日本学術振興会カイロ研究連絡センター第15回定例懇話会(Zoom)のお知らせ
前略、カイロでは寒さも少しずつ和らぎ始めたかのように感じるこの頃です。この度は、中世アラブの医療とその伝播について尾崎先生にお話いただけることとなりました。ちなみにカイロのイスラーム美術館にも、数多くの医薬道具が展示されております。尾崎先生は、中世アラブを中心として、医薬に限らず食文化にもご造詣が深く、多数の論文を執筆していらっしゃいます。ぜひ、多くのみなさまにご参加いただきたく、ご案内いたします。オンラインの開催となりますので、お手続きのほど、よろしくお願いいたします。

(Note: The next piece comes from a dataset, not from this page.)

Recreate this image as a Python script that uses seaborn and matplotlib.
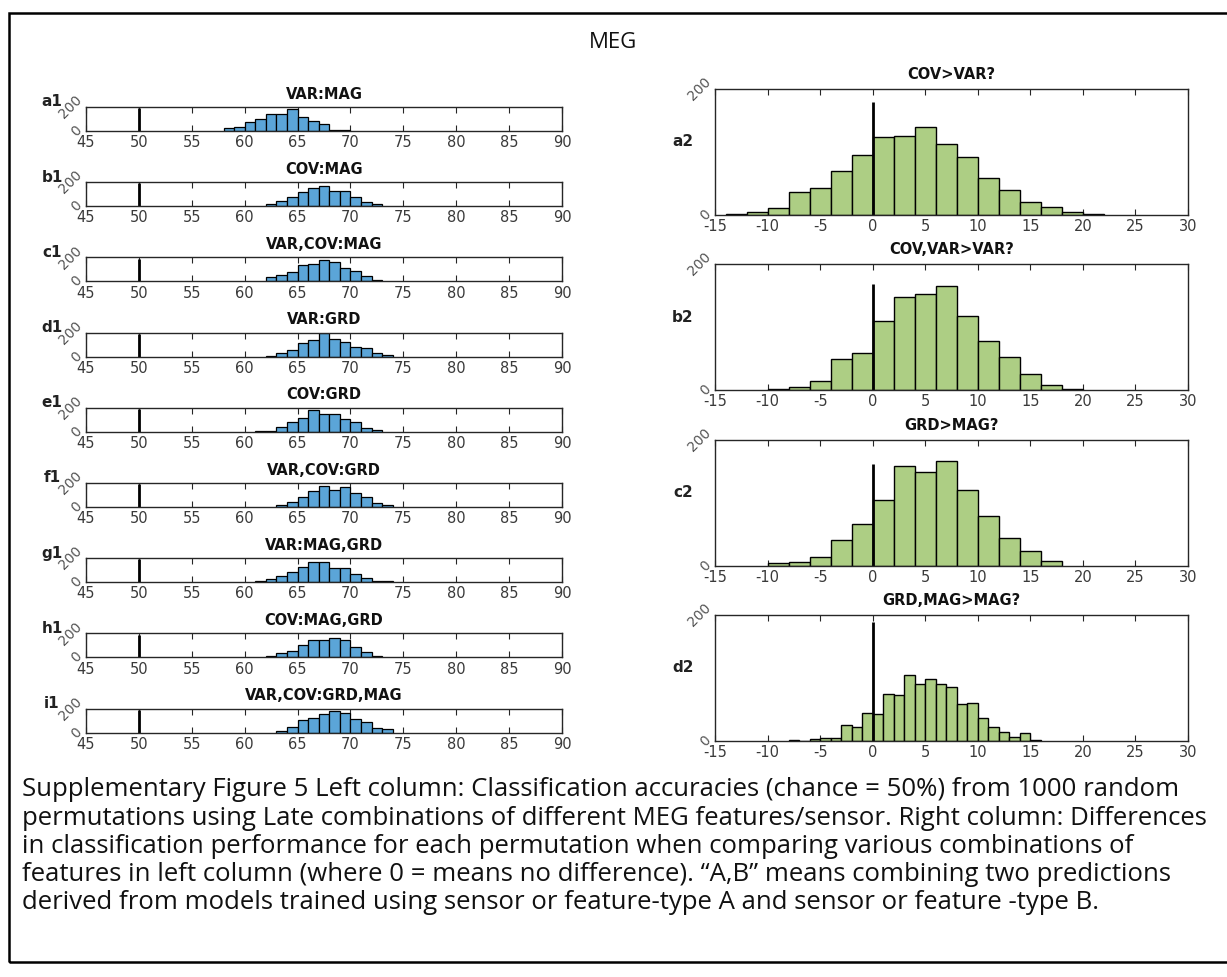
import numpy as np
import pandas as pd
import matplotlib
matplotlib.use("Agg")
import matplotlib.pyplot as plt
import seaborn as sns
from matplotlib.patches import Rectangle

# ---------------- data ----------------
left_titles = ["VAR:MAG", "COV:MAG", "VAR,COV:MAG", "VAR:GRD", "COV:GRD",
               "VAR,COV:GRD", "VAR:MAG,GRD", "COV:MAG,GRD", "VAR,COV:GRD,MAG"]
left_labels = ["a1", "b1", "c1", "d1", "e1", "f1", "g1", "h1", "i1"]
left_bin_start = [58, 62, 62, 62, 61, 63, 61, 62, 63]
a1_counts = [23, 34, 73, 96, 144, 141, 183, 118, 82, 59, 8, 8]
b1_counts = [17, 42, 76, 118, 149, 172, 127, 127, 73, 37, 20]
c1_counts = [37, 51, 79, 138, 141, 175, 158, 110, 85, 45, 14]
d1_counts = [8, 31, 56, 110, 138, 195, 150, 118, 82, 68, 34, 11]
e1_counts = [8, 8, 42, 82, 116, 180, 149, 149, 104, 82, 31, 11]
f1_counts = [14, 42, 87, 132, 175, 144, 163, 113, 87, 37, 14]
g1_counts = [8, 23, 51, 85, 127, 172, 172, 116, 116, 65, 34, 8, 8]
h1_counts = [8, 39, 56, 107, 144, 144, 163, 147, 85, 45, 8]
i1_counts = [11, 48, 101, 124, 152, 178, 163, 113, 85, 39, 31]
left_counts = [a1_counts, b1_counts, c1_counts, d1_counts, e1_counts,
               f1_counts, g1_counts, h1_counts, i1_counts]
left_chance = 50
left_line_top = [190, 190, 190, 190, 190, 190, 190, 190, 190]
left_xticks = [45, 50, 55, 60, 65, 70, 75, 80, 85, 90]

right_titles = ["COV>VAR?", "COV,VAR>VAR?", "GRD>MAG?", "GRD,MAG>MAG?"]
right_labels = ["a2", "b2", "c2", "d2"]
right_bin_start = [-14, -10, -10, -8]
right_bin_width = [2, 2, 2, 1]
a2_counts = [2, 4, 11, 37, 43, 70, 96, 124, 125, 140, 113, 92, 58, 39, 21, 13, 4, 2]
b2_counts = [2, 4, 14, 49, 59, 110, 147, 153, 165, 118, 78, 53, 25, 8, 2]
c2_counts = [4, 6, 14, 41, 67, 104, 159, 149, 167, 120, 79, 45, 24, 8]
d2_counts = [2, 0, 3, 5, 5, 26, 23, 44, 43, 75, 73, 105, 91, 98, 90, 86,
             59, 61, 37, 22, 14, 6, 12, 2]
right_counts = [a2_counts, b2_counts, c2_counts, d2_counts]
right_line_top = [180, 168, 162, 189]
right_xticks = [-15, -10, -5, 0, 5, 10, 15, 20, 25, 30]

caption_lines = [
    "Supplementary Figure 5 Left column: Classification accuracies (chance = 50%) from 1000 random",
    "permutations using Late combinations of different MEG features/sensor. Right column: Differences",
    "in classification performance for each permutation when comparing various combinations of",
    "features in left column (where 0 = means no difference). \u201cA,B\u201d means combining two predictions",
    "derived from models trained using sensor or feature-type A and sensor or feature -type B.",
]

# ---------------- style ----------------
sns.set_theme(style="white")
plt.rcParams["font.family"] = ["DejaVu Sans"]
plt.rcParams["axes.edgecolor"] = "#262626"
plt.rcParams["axes.linewidth"] = 1.0

W, H = 1227, 977
fig = plt.figure(figsize=(W / 100, H / 100), dpi=100)
fig.patch.set_facecolor("white")

BLUE = "#5BA5D8"
GREEN = "#ADCE84"
TICKC = "#3a3a3a"


def px_axes(x0, y0, w, h):
    return fig.add_axes([x0 / W, 1 - (y0 + h) / H, w / W, h / H])


def style_axes(ax, xlim, xticks, ylim=(0, 200)):
    ax.set_xlim(*xlim)
    ax.set_ylim(*ylim)
    ax.set_xticks(xticks)
    ax.set_yticks([0, 200])
    ax.set_xticklabels([str(t) for t in xticks], color=TICKC, fontsize=10.5)
    ax.set_yticklabels(["0", "200"], color="#555555", fontsize=10,
                       rotation=45, ha="right", va="center")
    ax.tick_params(axis="x", direction="in", length=4, width=0.8, top=True,
                   bottom=True, pad=3, colors="#262626", labelcolor=TICKC)
    ax.tick_params(axis="y", direction="in", length=0, pad=1, labelcolor="#555555")
    ax.set_xlabel("")
    ax.set_ylabel("")
    for s in ax.spines.values():
        s.set_visible(True)
        s.set_color("#262626")
        s.set_linewidth(1.0)


# left column
for i in range(9):
    top = 107 + 75.2 * i
    ax = px_axes(86, top, 476, 24)
    counts = [float(c) for c in left_counts[i]]
    start = left_bin_start[i]
    edges = [float(start + k) for k in range(len(counts) + 1)]
    centers = [e + 0.5 for e in edges[:-1]]
    df = pd.DataFrame({"x": centers, "w": counts})
    sns.histplot(data=df, x="x", weights="w", bins=edges, ax=ax,
                 color=BLUE, alpha=1.0, edgecolor="black", linewidth=0.9)
    ax.vlines(left_chance, 0, left_line_top[i], color="black", lw=2)
    style_axes(ax, (45, 90), left_xticks)
    ax.set_title(left_titles[i], fontsize=10.5, fontweight="bold", pad=6, color="#111111")
    fig.text(52 / W, 1 - 102 / H - 75.2 * i / H, left_labels[i], fontsize=11,
             fontweight="bold", ha="center", va="center", color="#222222")

# right column
right_tops = [89, 264, 440, 615]
for i in range(4):
    ax = px_axes(715, right_tops[i], 473, 126)
    counts = [float(c) for c in right_counts[i]]
    bw = right_bin_width[i]
    start = right_bin_start[i]
    edges = [float(start + bw * k) for k in range(len(counts) + 1)]
    centers = [e + bw / 2 for e in edges[:-1]]
    df = pd.DataFrame({"x": centers, "w": counts})
    sns.histplot(data=df, x="x", weights="w", bins=edges, ax=ax,
                 color=GREEN, alpha=1.0, edgecolor="black", linewidth=1.0)
    ax.vlines(0, 0, right_line_top[i], color="black", lw=2)
    style_axes(ax, (-15, 30), right_xticks)
    ax.set_title(right_titles[i], fontsize=10.5, fontweight="bold", pad=7, color="#111111")
    fig.text(683 / W, 1 - (right_tops[i] + 53) / H, right_labels[i], fontsize=11,
             fontweight="bold", ha="center", va="center", color="#222222")

# overall title
fig.text(613 / W, 1 - 42 / H, "MEG", fontsize=16, ha="center", va="center",
         family=["Open Sans", "DejaVu Sans"], color="#111111")

# caption
for k, line in enumerate(caption_lines):
    fig.text(22 / W, 1 - (790 + 28.2 * k) / H, line, fontsize=18.5,
             ha="left", va="center", family=["Open Sans", "DejaVu Sans"], color="#111111")

# outer frame
fig.add_artist(Rectangle((9 / W, 1 - 962 / H), 1.2, (962 - 13) / H,
                         transform=fig.transFigure, fill=False,
                         edgecolor="black", linewidth=1.8, clip_on=False))

fig.savefig("out.png", dpi=100, facecolor="white")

◆ 日時:2022年2月18日(金曜) 開始時間:日本時間20時より (カイロ13時より) 60分
質疑応答:30分
◆ 配信方法:Zoom
◆ 講演:「中世イスラム医学の外科治療としての焼灼とその東伝:10世紀医学書、11世紀アンダルス裁判事例集、12世紀『ホラズムシャーの宝庫』、そして『回回薬方』の記述から」
◆ 講師:尾崎貴久子 (防衛大学校総合教育学群外国語教育室・教授)
◆ 要旨(講師記)
イスラム医学の外科治療の1つに焼灼がある。焼灼治療は、ハディースにおいては預言者ムハンマドが治療方法として挙げた3つの治療の1つであると記録されている。このことから、イスラム成立以前から人々に身近な治療であったといえる。

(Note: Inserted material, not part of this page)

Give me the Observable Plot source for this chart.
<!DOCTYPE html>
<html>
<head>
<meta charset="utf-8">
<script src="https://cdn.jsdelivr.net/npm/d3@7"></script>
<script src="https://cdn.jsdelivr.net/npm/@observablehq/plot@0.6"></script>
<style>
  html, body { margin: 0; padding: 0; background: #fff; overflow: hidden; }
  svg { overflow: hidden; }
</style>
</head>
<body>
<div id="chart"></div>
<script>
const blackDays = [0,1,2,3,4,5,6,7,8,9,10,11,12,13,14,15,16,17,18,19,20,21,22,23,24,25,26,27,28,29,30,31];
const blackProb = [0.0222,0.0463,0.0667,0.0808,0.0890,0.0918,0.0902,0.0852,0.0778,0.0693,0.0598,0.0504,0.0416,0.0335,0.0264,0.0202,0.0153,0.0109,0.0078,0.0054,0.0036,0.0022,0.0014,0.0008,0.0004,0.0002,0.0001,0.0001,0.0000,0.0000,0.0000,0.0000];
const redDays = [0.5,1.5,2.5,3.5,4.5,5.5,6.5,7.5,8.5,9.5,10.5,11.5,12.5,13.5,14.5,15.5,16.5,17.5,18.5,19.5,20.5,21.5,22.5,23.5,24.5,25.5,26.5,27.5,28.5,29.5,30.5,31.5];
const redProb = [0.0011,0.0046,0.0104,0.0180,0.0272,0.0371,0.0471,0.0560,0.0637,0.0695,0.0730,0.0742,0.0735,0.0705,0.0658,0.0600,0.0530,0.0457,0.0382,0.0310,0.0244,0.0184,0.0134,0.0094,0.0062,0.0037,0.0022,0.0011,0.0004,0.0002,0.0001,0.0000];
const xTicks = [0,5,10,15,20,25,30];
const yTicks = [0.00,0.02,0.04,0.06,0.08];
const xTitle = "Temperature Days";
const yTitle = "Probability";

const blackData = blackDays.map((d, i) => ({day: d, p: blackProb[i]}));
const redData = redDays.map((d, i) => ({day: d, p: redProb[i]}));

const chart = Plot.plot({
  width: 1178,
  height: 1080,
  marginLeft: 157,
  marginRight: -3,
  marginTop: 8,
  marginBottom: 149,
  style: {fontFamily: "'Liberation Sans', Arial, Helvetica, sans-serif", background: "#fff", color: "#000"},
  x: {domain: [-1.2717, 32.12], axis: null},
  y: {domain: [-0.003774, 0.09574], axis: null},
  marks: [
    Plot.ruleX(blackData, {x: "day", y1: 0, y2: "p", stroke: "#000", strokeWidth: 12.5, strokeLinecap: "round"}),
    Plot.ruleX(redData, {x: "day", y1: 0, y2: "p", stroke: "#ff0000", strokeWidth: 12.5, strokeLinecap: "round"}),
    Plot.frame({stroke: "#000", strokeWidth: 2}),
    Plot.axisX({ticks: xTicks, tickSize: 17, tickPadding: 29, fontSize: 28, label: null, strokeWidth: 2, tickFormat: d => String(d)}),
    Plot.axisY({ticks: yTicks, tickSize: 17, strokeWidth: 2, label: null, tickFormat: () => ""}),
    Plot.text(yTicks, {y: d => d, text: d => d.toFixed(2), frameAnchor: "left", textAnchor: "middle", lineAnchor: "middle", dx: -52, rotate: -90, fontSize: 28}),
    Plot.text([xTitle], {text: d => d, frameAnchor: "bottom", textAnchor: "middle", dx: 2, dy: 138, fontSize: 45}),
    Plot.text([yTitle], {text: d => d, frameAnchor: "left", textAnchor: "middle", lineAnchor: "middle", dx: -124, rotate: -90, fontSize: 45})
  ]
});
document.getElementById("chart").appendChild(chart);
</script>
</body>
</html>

イスラム医学の焼灼治療の体系化は、10世紀、それぞれバグダードとコルドバで活躍した宮廷医師2人によってなされた。14世紀末には、このイスラム医学の焼灼法は、漢語イスラム医学書に「灸」として記載された。今回の発表では、まずイスラム医学の外科術や焼灼治療を、医学者や市井の人々はどのように認識、利用していたかを、10世紀の医学書および11世紀アンダルスの裁判事例集における医療裁判記録、そして14世紀に体系化された預言者の医学の書から検討する。

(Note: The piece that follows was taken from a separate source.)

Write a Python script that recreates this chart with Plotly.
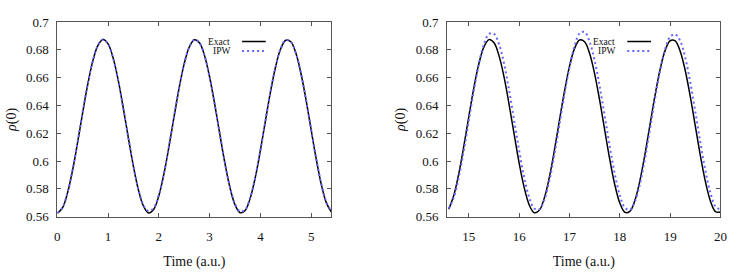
import plotly.graph_objects as go

# ---- data ----
t_left = [round(0.1 * i, 1) for i in range(55)]
exact_left = [0.5625, 0.5662, 0.5769, 0.5933, 0.6135, 0.6350, 0.6554, 0.6721, 0.6833, 0.6875,
              0.6843, 0.6741, 0.6580, 0.6380, 0.6165, 0.5960, 0.5789, 0.5673, 0.5626, 0.5653,
              0.5750, 0.5907, 0.6105, 0.6320, 0.6527, 0.6701, 0.6821, 0.6873, 0.6852, 0.6759,
              0.6605, 0.6410, 0.6195, 0.5987, 0.5810, 0.5685, 0.5628, 0.5644, 0.5733, 0.5882,
              0.6076, 0.6290, 0.6499, 0.6679, 0.6808, 0.6870, 0.6859, 0.6776, 0.6630, 0.6439,
              0.6225, 0.6015, 0.5832, 0.5699, 0.5632]
ipw_left = [0.5626, 0.5664, 0.5772, 0.5937, 0.6139, 0.6354, 0.6557, 0.6723, 0.6834, 0.6875,
            0.6842, 0.6739, 0.6578, 0.6379, 0.6165, 0.5962, 0.5793, 0.5679, 0.5640, 0.5664,
            0.5757, 0.5912, 0.6109, 0.6323, 0.6529, 0.6702, 0.6821, 0.6873, 0.6851, 0.6758,
            0.6604, 0.6410, 0.6197, 0.5991, 0.5815, 0.5692, 0.5637, 0.5651, 0.5738, 0.5885,
            0.6078, 0.6291, 0.6500, 0.6679, 0.6808, 0.6870, 0.6859, 0.6776, 0.6630, 0.6440,
            0.6227, 0.6018, 0.5836, 0.5704, 0.5637]

t_right = [round(14.6 + 0.1 * i, 1) for i in range(55)]
exact_right = [0.5653, 0.5752, 0.5909, 0.6107, 0.6322, 0.6529, 0.6702, 0.6822, 0.6874, 0.6851,
               0.6757, 0.6604, 0.6407, 0.6193, 0.5985, 0.5809, 0.5684, 0.5628, 0.5645, 0.5734,
               0.5884, 0.6078, 0.6292, 0.6501, 0.6681, 0.6809, 0.6871, 0.6859, 0.6775, 0.6628,
               0.6437, 0.6223, 0.6013, 0.5830, 0.5698, 0.5631, 0.5638, 0.5717, 0.5860, 0.6049,
               0.6262, 0.6473, 0.6658, 0.6795, 0.6866, 0.6865, 0.6791, 0.6652, 0.6466, 0.6254,
               0.6041, 0.5854, 0.5713, 0.5636, 0.5633]
ipw_right = [0.5658, 0.5737, 0.5882, 0.6075, 0.6293, 0.6510, 0.6700, 0.6841, 0.6915, 0.6915,
             0.6841, 0.6700, 0.6510, 0.6293, 0.6075, 0.5882, 0.5737, 0.5658, 0.5652, 0.5722,
             0.5859, 0.6046, 0.6262, 0.6480, 0.6675, 0.6826, 0.6918, 0.6930, 0.6858, 0.6723,
             0.6538, 0.6324, 0.6105, 0.5907, 0.5754, 0.5664, 0.5648, 0.5708, 0.5836, 0.6017,
             0.6231, 0.6450, 0.6650, 0.6805, 0.6895, 0.6912, 0.6865, 0.6745, 0.6567, 0.6355,
             0.6135, 0.5933, 0.5772, 0.5673, 0.5652]

y_ticks = [0.56, 0.58, 0.6, 0.62, 0.64, 0.66, 0.68, 0.7]
y_ticklabels = ["0.56", "0.58", "0.6", "0.62", "0.64", "0.66", "0.68", "0.7"]
x_ticks_left = [0, 1, 2, 3, 4, 5]
x_ticks_right = [15, 16, 17, 18, 19, 20]
legend_names = ["Exact", "IPW"]

EXACT_COLOR = "#000000"
IPW_COLOR = "#6666ff"
IPW_DASH = "2px,3px"
FONT = "'Liberation Serif', 'DejaVu Serif', serif"

fig = go.Figure()
fig.add_trace(go.Scatter(x=t_left, y=exact_left, mode="lines", line=dict(color=EXACT_COLOR, width=1.5, shape="spline"),
                         xaxis="x", yaxis="y", showlegend=False))
fig.add_trace(go.Scatter(x=t_left, y=ipw_left, mode="lines", line=dict(color=IPW_COLOR, width=2, dash=IPW_DASH, shape="spline"),
                         xaxis="x", yaxis="y", showlegend=False))
fig.add_trace(go.Scatter(x=t_right, y=exact_right, mode="lines", line=dict(color=EXACT_COLOR, width=1.5, shape="spline"),
                         xaxis="x2", yaxis="y2", showlegend=False))
fig.add_trace(go.Scatter(x=t_right, y=ipw_right, mode="lines", line=dict(color=IPW_COLOR, width=2, dash=IPW_DASH, shape="spline"),
                         xaxis="x2", yaxis="y2", showlegend=False))

W, H = 738, 275
ydom = [(H - 221.7) / H, (H - 16) / H]
xdom1 = [55 / W, 332.5 / W]
xdom2 = [449.7 / W, 726.3 / W]

axis_common = dict(showline=True, linecolor="#555555", linewidth=1, mirror="ticks", ticks="inside",
                   ticklen=4, tickcolor="#555555", showgrid=False, zeroline=False,
                   tickfont=dict(family=FONT, size=13, color="#111111"),
                   title_font=dict(family=FONT, size=14, color="#111111"))
xextra = dict(ticklabelstandoff=8, title=dict(text="Time (a.u.)", standoff=12))
yextra = dict(ticklabelstandoff=5, title=dict(text="<i>ρ</i>(0)", standoff=6))

fig.update_layout(
    width=W, height=H, margin=dict(l=0, r=0, t=0, b=0),
    paper_bgcolor="white", plot_bgcolor="white", showlegend=False,
    xaxis=dict(domain=xdom1, range=[0, 5.4], tickvals=x_ticks_left, anchor="y", **xextra, **axis_common),
    yaxis=dict(domain=ydom, range=[0.56, 0.7], tickvals=y_ticks, ticktext=y_ticklabels, anchor="x",
               **yextra, **axis_common),
    xaxis2=dict(domain=xdom2, range=[14.57, 20], tickvals=x_ticks_right, anchor="y2", **xextra, **axis_common),
    yaxis2=dict(domain=ydom, range=[0.56, 0.7], tickvals=y_ticks, ticktext=y_ticklabels, anchor="x2",
                **yextra, **axis_common),
)

# gnuplot-style legend: text right-aligned, then line sample
for (txt_x, l0, l1) in [(231.5, 242, 266), (621.7, 632, 656)]:
    for i, (name, col, dash) in enumerate([(legend_names[0], EXACT_COLOR, "solid"), (legend_names[1], IPW_COLOR, IPW_DASH)]):
        yy = 36.5 + 10 * i
        fig.add_annotation(x=txt_x / W, y=(H - yy) / H, xref="paper", yref="paper", text=name,
                           showarrow=False, xanchor="right", yanchor="middle",
                           font=dict(family=FONT, size=9.5, color="#111111"))
        fig.add_shape(type="line", xref="paper", yref="paper", x0=l0 / W, x1=l1 / W,
                      y0=(H - yy) / H, y1=(H - yy) / H, line=dict(color=col, width=1.5 if dash == "solid" else 2, dash=dash))

fig.write_html("out.html", config={"displayModeBar": False},
               post_script="document.body.style.margin='0';")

次に、焼灼法は東西イスラム世界の各地に伝播するが、その東への経路を考察する。最古のペルシャ語医学書とされる12世紀の『ホラズムシャーの宝庫』そして14世紀末の漢語医学書の『回回薬方』の記述を取り上げ、検討をおこなう。アラビア語・ペルシャ語・漢語の記述の比較検討からは、文字情報によるイスラム医学の東伝の時期と経路、その特徴が、さらには中国でのイスラム医学の治療者たちの活動の一端が浮かび上がる。
●参加方法:講演は無料となっております。参加者は、講演タイトル、氏名(フルネーム)と所属を明記の上、メール(jspslecmet@gmail.com)にて、前日までに必ずお申込みください。
ZoomのURL、ID、パスワードをこちらより後日連絡いたします。
※今回の講演は金曜に開催いたしますので、曜日をお間違えの無いようにご注意ください。